Tuesday, August 31, 2021

#poetry

 A couple weeks back, I stumbled in my YouTube wanderings on this excellent little piece about the rise of poetry's popularity in the last few years. This happens every once in a while.  The rest of the world who mostly likes to pretend that poetry doesn't really exist in the present and always in the past (the Beats, the Romantics, E.D., Shakespeare, etc.) suddenly gets a match lit under their asses and notices us.  In this case, that match seems to be the rise of insta poets and the popularity of Amanda Gorman's inuaguration piece, but it's happened before (anyone remember the 90's flick of slam and how even MtV noticed?.)  Poets, of course, have always been here, hammering out poems for very small audiences (mostly of other poets.) We're usually are a little like WTF?  Poetry is cool, but I was here even when it was uncool. Writing the shit out of it when absolutely no one at all was noticing.  One day, I stumbled on a book a student worker in the library was reading on the circ desk, someone who I did not know was interested in poetry at all.   Rupi Kaur.

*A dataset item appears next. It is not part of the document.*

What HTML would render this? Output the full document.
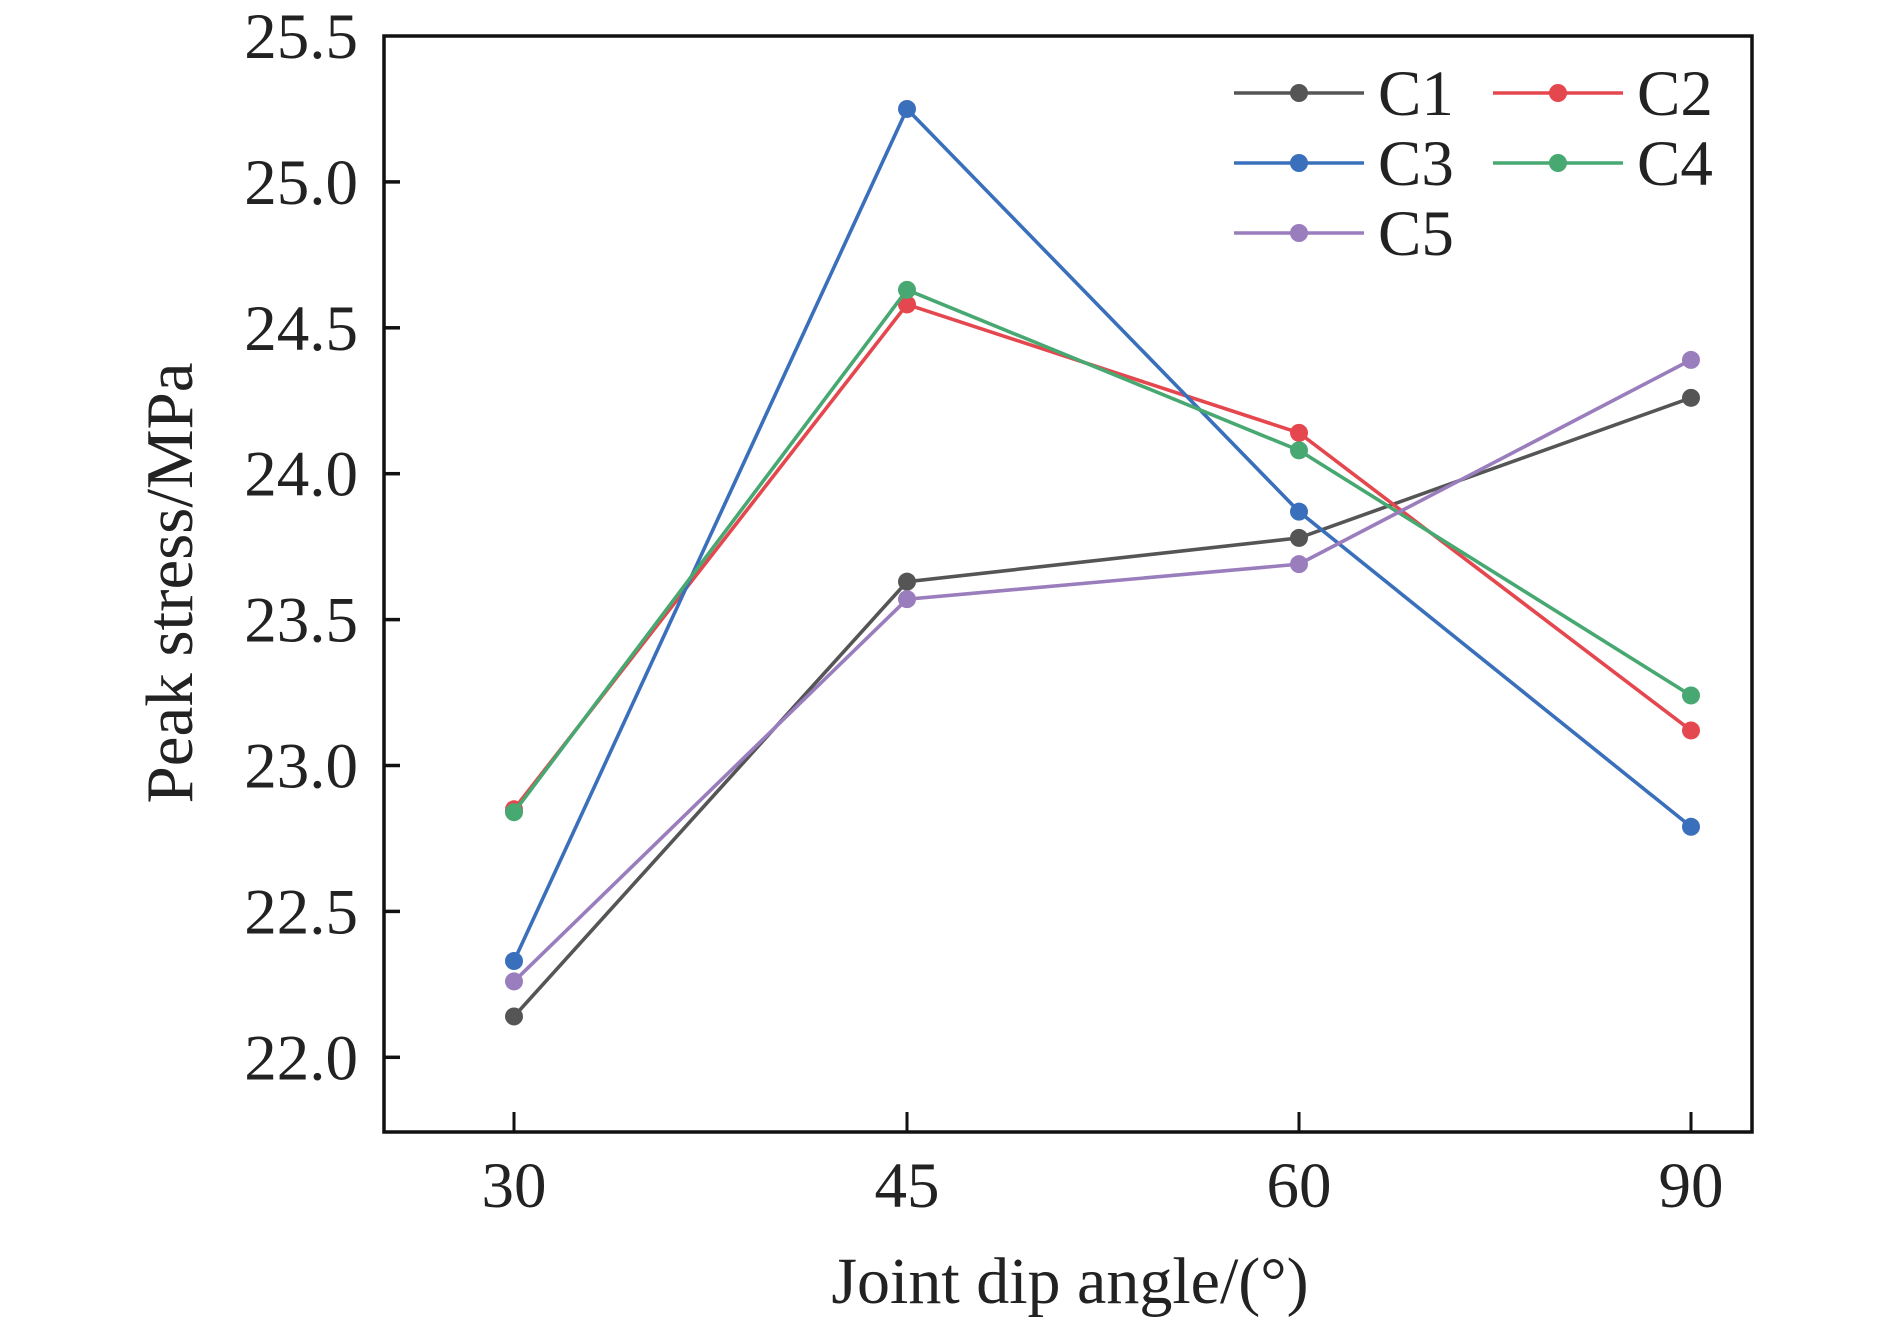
<!DOCTYPE html>
<html><head><meta charset="utf-8"><style>
html,body{margin:0;padding:0;background:#fff}
svg text{font-family:"Liberation Serif",serif;fill:#222}
</style></head><body>
<svg id="s" width="1890" height="1322" xmlns="http://www.w3.org/2000/svg"></svg>
<script>
const L=384,R=1752,T=36,B=1132;
const X=[514,907,1299,1691];
const y=v=>T+(25.5-v)*291.8;
let h='';
h+=`<rect x="${L}" y="${T}" width="${R-L}" height="${B-T}" fill="none" stroke="#111" stroke-width="3.5"/>`;
for(let i=0;i<8;i++){const v=25.5-i*0.5,yy=y(v);
 if(i>0)h+=`<line x1="${L}" y1="${yy}" x2="${L+16}" y2="${yy}" stroke="#111" stroke-width="3.5"/>`;
 h+=`<text x="358" y="${yy+22}" font-size="65" text-anchor="end">${v.toFixed(1)}</text>`;}
const xl=['30','45','60','90'];
X.forEach((x,i)=>{h+=`<line x1="${x}" y1="${B}" x2="${x}" y2="${B-20}" stroke="#111" stroke-width="3"/>`;
 h+=`<text x="${x}" y="1207" font-size="65" text-anchor="middle">${xl[i]}</text>`;});
h+=`<text x="1070" y="1303" font-size="66" text-anchor="middle">Joint dip angle/(°)</text>`;
h+=`<text transform="translate(192,583) rotate(-90)" font-size="67" text-anchor="middle">Peak stress/MPa</text>`;
const S=[['C1','#555555',[22.14,23.63,23.78,24.26]],['C2','#e5474e',[22.85,24.58,24.14,23.12]],
['C3','#3a70bb',[22.33,25.25,23.87,22.79]],['C4','#48a872',[22.84,24.63,24.08,23.24]],['C5','#9a7dbd',[22.26,23.57,23.69,24.39]]];
S.forEach(([n,c,d])=>{h+=`<polyline fill="none" stroke="${c}" stroke-width="3.6" points="${d.map((v,i)=>X[i]+','+y(v)).join(' ')}"/>`;
 d.forEach((v,i)=>h+=`<circle cx="${X[i]}" cy="${y(v)}" r="9" fill="${c}"/>`);});
const pos=[[1234,93],[1493,93],[1234,163],[1493,163],[1234,233]];
S.forEach(([n,c],i)=>{const [x,yy]=pos[i];
 h+=`<line x1="${x}" y1="${yy}" x2="${x+130}" y2="${yy}" stroke="${c}" stroke-width="3.6"/><circle cx="${x+65}" cy="${yy}" r="9" fill="${c}"/>`;
 h+=`<text x="${x+144}" y="${yy+22}" font-size="65">${n}</text>`;});
document.getElementById('s').innerHTML=h;
</script>
</body></html>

I sat if back down like a bomb that might go off. 

Becuase poetry is a THING now.  And we should be excited, but what I hear more often is complaint. That social media is a poor vehicle.  That the poems are shit.  That the taste for these poems and their purveyors are sort of akin to sugar rushes and frosting--pretty, but with no substance. That they are warping the world's view of what poetry is and who has claim on those distinctions. And indeed, I would ask, as the video does, who DOES?  One of the best parts is the discussion is about how the rise has been been, by and large, among female writers and readers. Especially women of color.  Writers who felt that the traditional/academic doors were open to them, so they made their own on places like instagram and YouTube. As an indie publisher--as someone who has oft self-published for many of the reasons these writers talk about, I am partly "Hell, Yeah!"  I am also partly jealous as any of us would be who toil forever in obscurity.  Though at the same time,  cringe over how bad the poems sometimes are--or maybe not bad--but how some seem more like something you would write on on inspirational chalkboard than a poem. Live Life Love-poetry. 

But I get it. In fact, I've watched many interviews with Kaur, and though she falls into dreaded "poet voice" in her readings, I like her in her more casual interviews--one in which she talked about people telling her to avoid self-publishing lest no one take her seriously.  To which she responded "No one tales me seriously now." And she certainly is a model for business savvy and using social media as a bridge to audiences. I like her and her work much more than when a celebrity writes a shitty book of "poetry" and it's immediately a best seller.  

But it all does bring up some questions.  Why can't their be "popular" poetry.  Why does academia seem to think it holds the bar? Sets the bar?  What does poetry for the people look like?  How much does gender play into it--how women always struggle to justify the things they like because men set the standards? Are certain venues and forms taken less seriously and written off simply for existing in one form and not another?  For appealing to this audience and not that one?